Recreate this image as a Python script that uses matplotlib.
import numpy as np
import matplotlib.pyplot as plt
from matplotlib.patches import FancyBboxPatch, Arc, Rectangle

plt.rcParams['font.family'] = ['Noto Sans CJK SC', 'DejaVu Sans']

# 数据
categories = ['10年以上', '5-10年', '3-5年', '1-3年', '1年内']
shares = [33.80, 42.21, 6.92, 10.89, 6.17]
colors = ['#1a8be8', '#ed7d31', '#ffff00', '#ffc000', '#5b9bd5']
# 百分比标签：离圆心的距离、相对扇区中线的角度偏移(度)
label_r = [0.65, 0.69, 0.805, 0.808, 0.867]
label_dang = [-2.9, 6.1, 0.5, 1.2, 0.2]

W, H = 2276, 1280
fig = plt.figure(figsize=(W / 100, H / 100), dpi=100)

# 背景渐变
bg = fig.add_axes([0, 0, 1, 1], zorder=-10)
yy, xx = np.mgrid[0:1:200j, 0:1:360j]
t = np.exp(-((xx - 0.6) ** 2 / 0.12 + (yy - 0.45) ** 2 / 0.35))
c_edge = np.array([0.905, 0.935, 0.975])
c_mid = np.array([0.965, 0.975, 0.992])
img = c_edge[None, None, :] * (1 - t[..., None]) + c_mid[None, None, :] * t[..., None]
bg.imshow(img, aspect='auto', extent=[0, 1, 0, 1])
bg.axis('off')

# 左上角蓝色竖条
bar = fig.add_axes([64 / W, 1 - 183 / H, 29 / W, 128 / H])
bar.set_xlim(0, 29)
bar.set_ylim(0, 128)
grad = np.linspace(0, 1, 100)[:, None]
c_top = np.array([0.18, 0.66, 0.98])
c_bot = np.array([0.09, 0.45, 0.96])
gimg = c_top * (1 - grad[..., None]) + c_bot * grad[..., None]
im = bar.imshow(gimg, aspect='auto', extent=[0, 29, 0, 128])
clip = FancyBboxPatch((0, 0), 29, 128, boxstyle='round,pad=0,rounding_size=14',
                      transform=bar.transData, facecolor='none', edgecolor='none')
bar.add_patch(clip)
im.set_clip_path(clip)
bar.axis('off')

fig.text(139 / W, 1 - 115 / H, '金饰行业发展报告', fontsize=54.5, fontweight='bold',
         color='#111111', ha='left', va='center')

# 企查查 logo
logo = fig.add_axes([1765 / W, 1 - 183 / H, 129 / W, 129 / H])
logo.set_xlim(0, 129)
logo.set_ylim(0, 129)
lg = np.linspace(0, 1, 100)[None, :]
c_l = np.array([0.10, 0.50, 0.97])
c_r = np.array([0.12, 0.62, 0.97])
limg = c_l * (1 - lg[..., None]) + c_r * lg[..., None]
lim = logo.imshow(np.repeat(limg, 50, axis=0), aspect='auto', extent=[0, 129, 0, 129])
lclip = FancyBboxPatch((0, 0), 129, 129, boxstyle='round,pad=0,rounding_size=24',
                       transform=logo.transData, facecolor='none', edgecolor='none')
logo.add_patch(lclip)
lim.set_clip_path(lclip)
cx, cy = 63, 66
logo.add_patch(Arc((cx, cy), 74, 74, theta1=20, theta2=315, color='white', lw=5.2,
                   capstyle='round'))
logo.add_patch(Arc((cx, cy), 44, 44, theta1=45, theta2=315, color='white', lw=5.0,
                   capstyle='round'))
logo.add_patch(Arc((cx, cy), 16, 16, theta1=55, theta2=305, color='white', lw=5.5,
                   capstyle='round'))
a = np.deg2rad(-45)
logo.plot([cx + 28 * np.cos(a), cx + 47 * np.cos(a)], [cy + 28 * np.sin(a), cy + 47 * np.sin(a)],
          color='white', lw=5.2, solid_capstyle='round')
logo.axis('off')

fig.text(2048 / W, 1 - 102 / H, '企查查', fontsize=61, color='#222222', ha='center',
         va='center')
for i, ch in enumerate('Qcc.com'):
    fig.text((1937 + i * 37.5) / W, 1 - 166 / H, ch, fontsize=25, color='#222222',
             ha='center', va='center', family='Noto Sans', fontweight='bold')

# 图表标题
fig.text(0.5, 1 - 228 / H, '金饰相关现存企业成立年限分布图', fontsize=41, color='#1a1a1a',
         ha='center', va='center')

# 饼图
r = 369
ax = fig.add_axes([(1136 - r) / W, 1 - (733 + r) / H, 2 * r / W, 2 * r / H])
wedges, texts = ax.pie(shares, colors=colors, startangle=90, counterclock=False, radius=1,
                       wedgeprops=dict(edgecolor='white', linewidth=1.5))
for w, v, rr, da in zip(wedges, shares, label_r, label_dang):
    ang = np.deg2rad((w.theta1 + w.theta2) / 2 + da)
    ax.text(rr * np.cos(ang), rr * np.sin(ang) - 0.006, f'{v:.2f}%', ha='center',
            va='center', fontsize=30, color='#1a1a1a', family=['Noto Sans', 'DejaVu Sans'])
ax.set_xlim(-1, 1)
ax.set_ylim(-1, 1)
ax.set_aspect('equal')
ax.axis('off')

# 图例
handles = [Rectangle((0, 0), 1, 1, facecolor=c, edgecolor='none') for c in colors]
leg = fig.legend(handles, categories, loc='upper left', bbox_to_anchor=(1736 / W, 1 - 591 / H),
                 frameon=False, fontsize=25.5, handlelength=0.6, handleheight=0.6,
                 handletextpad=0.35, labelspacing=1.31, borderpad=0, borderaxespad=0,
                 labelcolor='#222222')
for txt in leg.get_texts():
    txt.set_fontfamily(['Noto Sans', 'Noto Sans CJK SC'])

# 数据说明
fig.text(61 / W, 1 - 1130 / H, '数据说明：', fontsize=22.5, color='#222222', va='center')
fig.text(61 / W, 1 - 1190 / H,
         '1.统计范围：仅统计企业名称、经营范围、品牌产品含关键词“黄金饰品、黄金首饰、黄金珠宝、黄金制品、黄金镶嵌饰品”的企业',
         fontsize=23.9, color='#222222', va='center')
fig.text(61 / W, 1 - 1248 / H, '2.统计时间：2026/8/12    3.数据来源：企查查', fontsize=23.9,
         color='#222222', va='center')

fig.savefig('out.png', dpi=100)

**What you have to do**
Return the opening line of the data and every line after it through the line containing "color='#111111', ha='left', va='center')", please, exactly as written and with nothing added.

**Reply to the exercise**
Recreate this image as a Python script that uses matplotlib.
import numpy as np
import matplotlib.pyplot as plt
from matplotlib.patches import FancyBboxPatch, Arc, Rectangle

plt.rcParams['font.family'] = ['Noto Sans CJK SC', 'DejaVu Sans']

# 数据
categories = ['10年以上', '5-10年', '3-5年', '1-3年', '1年内']
shares = [33.80, 42.21, 6.92, 10.89, 6.17]
colors = ['#1a8be8', '#ed7d31', '#ffff00', '#ffc000', '#5b9bd5']
# 百分比标签：离圆心的距离、相对扇区中线的角度偏移(度)
label_r = [0.65, 0.69, 0.805, 0.808, 0.867]
label_dang = [-2.9, 6.1, 0.5, 1.2, 0.2]

W, H = 2276, 1280
fig = plt.figure(figsize=(W / 100, H / 100), dpi=100)

# 背景渐变
bg = fig.add_axes([0, 0, 1, 1], zorder=-10)
yy, xx = np.mgrid[0:1:200j, 0:1:360j]
t = np.exp(-((xx - 0.6) ** 2 / 0.12 + (yy - 0.45) ** 2 / 0.35))
c_edge = np.array([0.905, 0.935, 0.975])
c_mid = np.array([0.965, 0.975, 0.992])
img = c_edge[None, None, :] * (1 - t[..., None]) + c_mid[None, None, :] * t[..., None]
bg.imshow(img, aspect='auto', extent=[0, 1, 0, 1])
bg.axis('off')

# 左上角蓝色竖条
bar = fig.add_axes([64 / W, 1 - 183 / H, 29 / W, 128 / H])
bar.set_xlim(0, 29)
bar.set_ylim(0, 128)
grad = np.linspace(0, 1, 100)[:, None]
c_top = np.array([0.18, 0.66, 0.98])
c_bot = np.array([0.09, 0.45, 0.96])
gimg = c_top * (1 - grad[..., None]) + c_bot * grad[..., None]
im = bar.imshow(gimg, aspect='auto', extent=[0, 29, 0, 128])
clip = FancyBboxPatch((0, 0), 29, 128, boxstyle='round,pad=0,rounding_size=14',
                      transform=bar.transData, facecolor='none', edgecolor='none')
bar.add_patch(clip)
im.set_clip_path(clip)
bar.axis('off')

fig.text(139 / W, 1 - 115 / H, '金饰行业发展报告', fontsize=54.5, fontweight='bold',
         color='#111111', ha='left', va='center')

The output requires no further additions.